By Lisa Respers France, CNN

The story of Martin Luther King Jr. and his wife Coretta Scott King covering the hospital expenses for Julia Roberts’ birth has been a revelation to many, but it was just a start of a connection between the actress and social causes.

The “Ticket to Paradise” star has long used her platform to advocate for philanthropic work and amplify the rights of people of color.

In 2020, Roberts shared a viral post on her verified Instagram calling out the “privilege as a white person” to do the things that Black people have come into contact with authorities over, including bird watching, playing loud music and or having a cell phone.

That shouldn’t be surprising to those who know the story of her parents’ friendship with the King family.

It was reported in a 2002 CNN interview that Walter and Betty Roberts ran a writing and actors workshop, where the King children were enrolled.

Theirs was the only integrated children’s theater group in Atlanta during the 1960s.

“Mr.
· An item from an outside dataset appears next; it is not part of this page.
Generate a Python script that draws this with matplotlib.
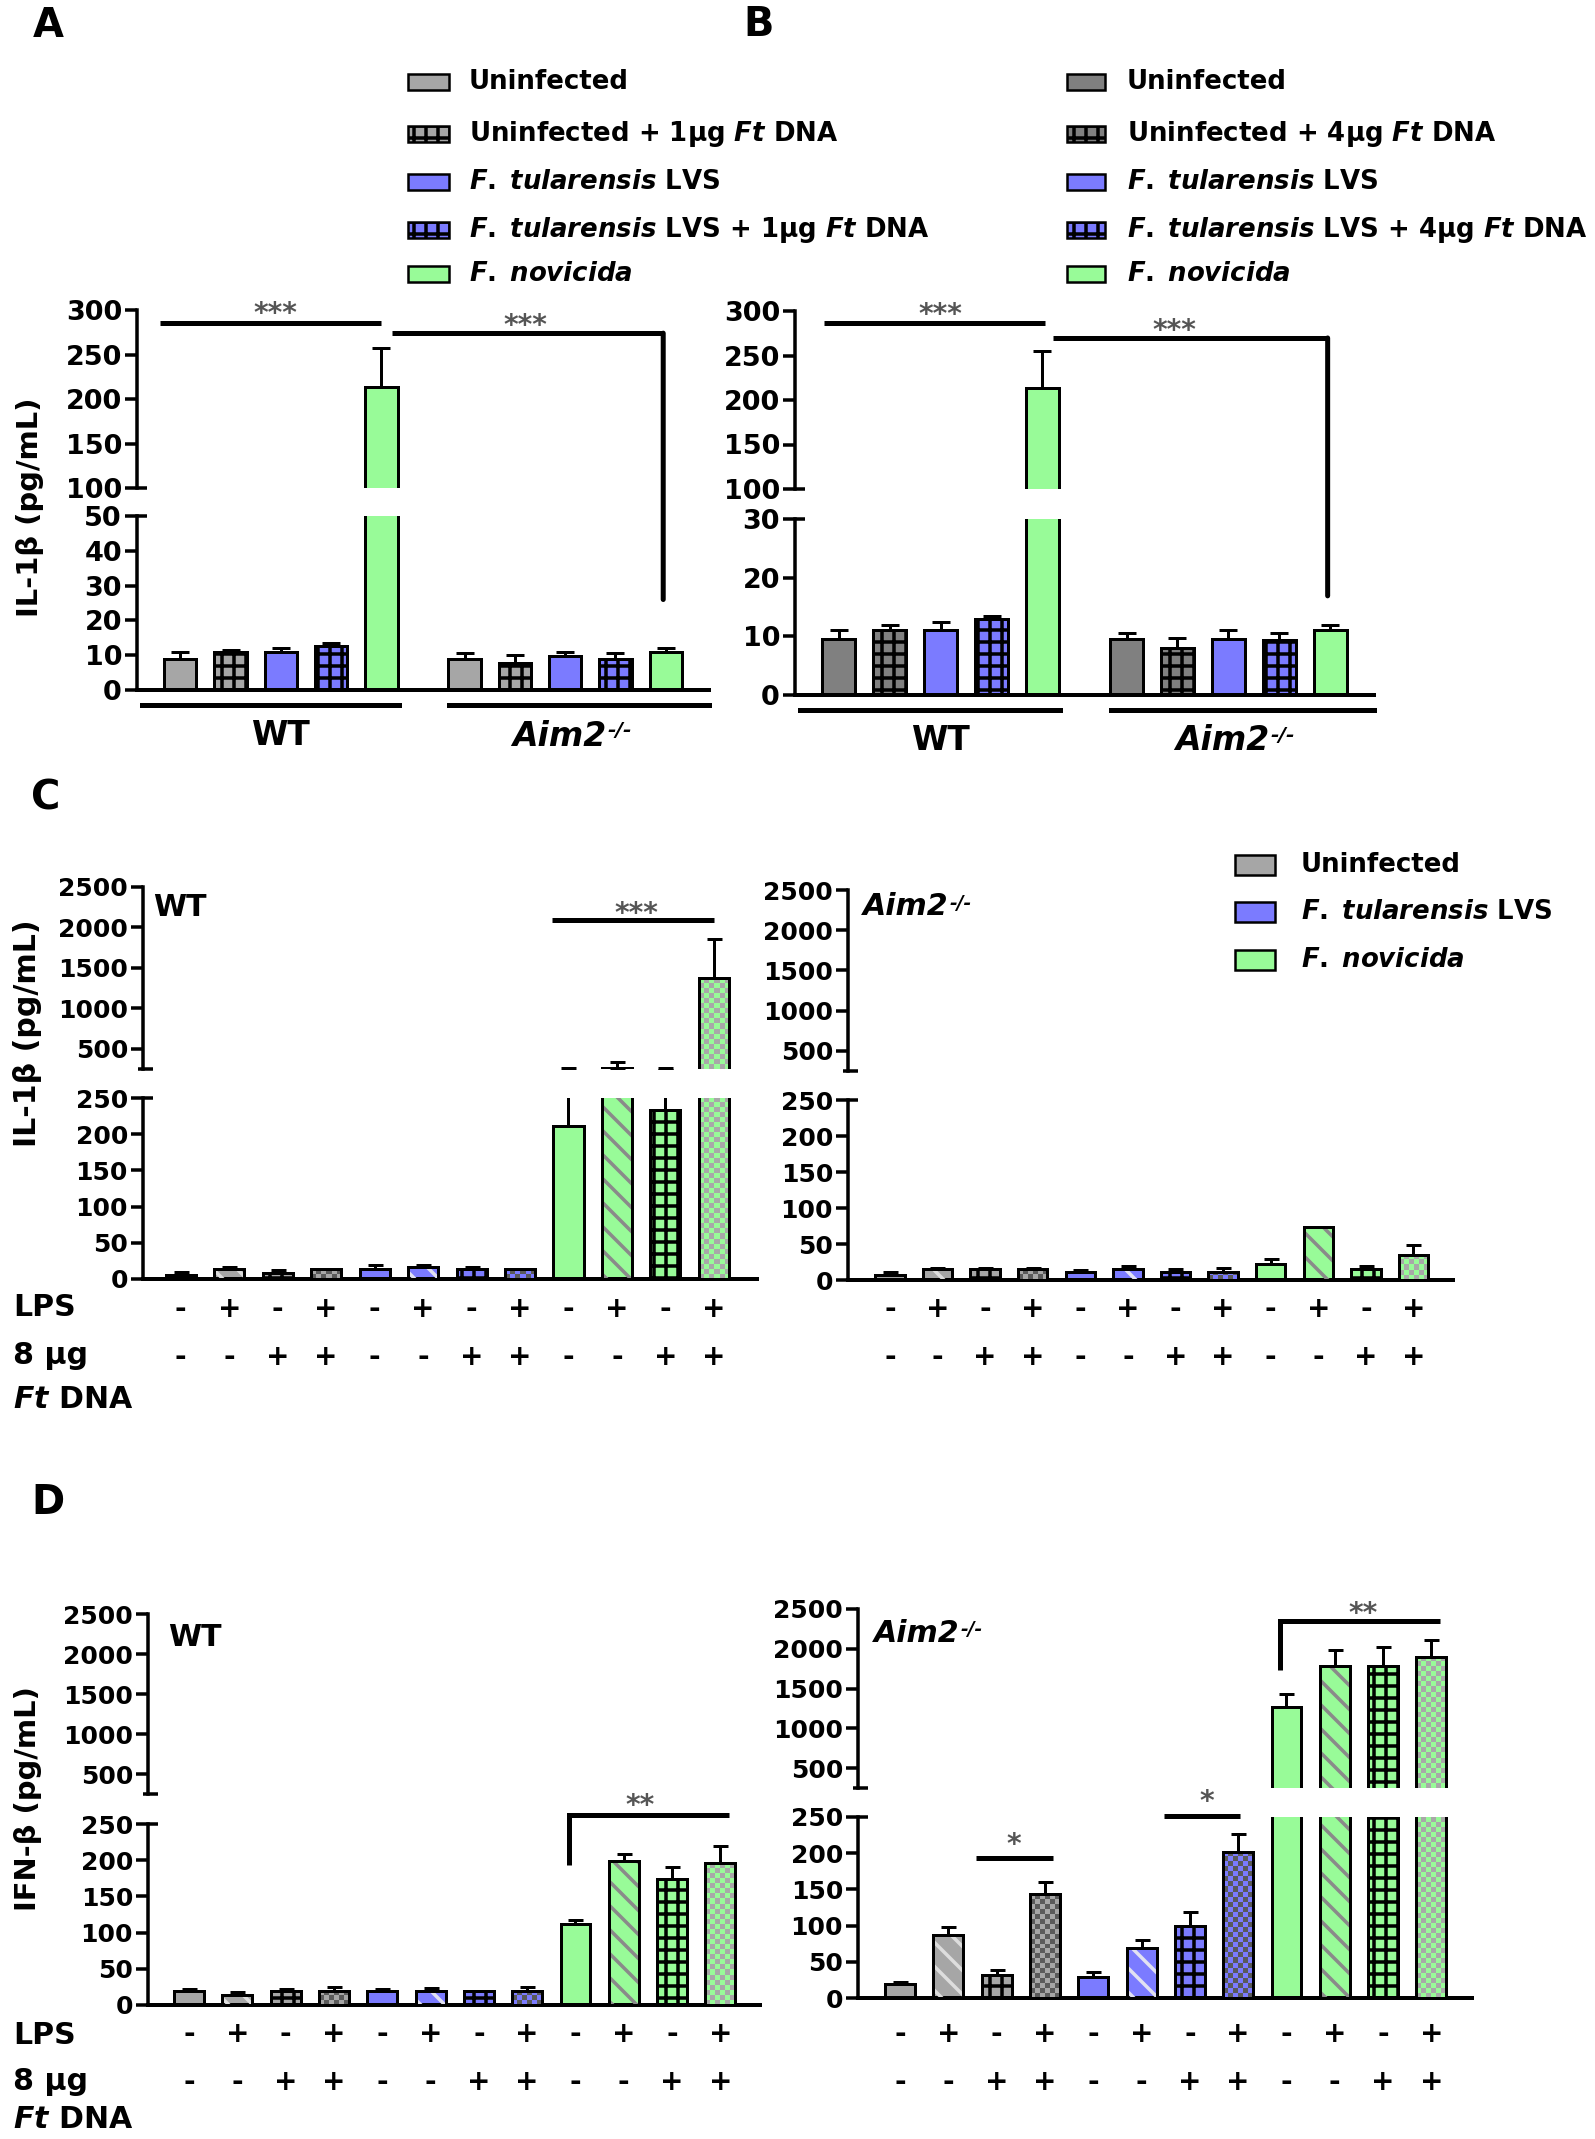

Roberts was so imposing. I loved him but I was also a little intimidated by him, too,” Yolanda King told CNN. “And he taught me so much and – he and Mrs. Roberts – about the work and just about living and being really open, grabbing life and making the best of it.”

According to biographer Joyce Wagner, the workshop struggled and eventually closed.

But their daughter still developed a passion for acting and for speaking out for justice.

That has not always gone over well.

She was new to super stardom in 1990, thanks to the hit film “Pretty Woman,” when the Smyrna, Georgia, native angered the residents of Abbeville, South Carolina for reportedly referring to the town as “horribly racist” and a “living hell.”

According to an August 1990 article published by the Los Angeles Times, Roberts had been in the area to film the movie “Sleeping With the Enemy” and recounted to Rolling Stone Magazine an incident when she said her friend, who was Black, was denied service at an Abbeville restaurant.

Residents rallied to run an ad in Variety under the headline, “Pretty Woman? Pretty Low.”

“Are there racists here?” the ad read. “Perhaps some, as there are throughout the world. But they do not define us.”

Roberts released a statement at the time saying, “I was born in the South, so in no way am I trying to create a stereotype.”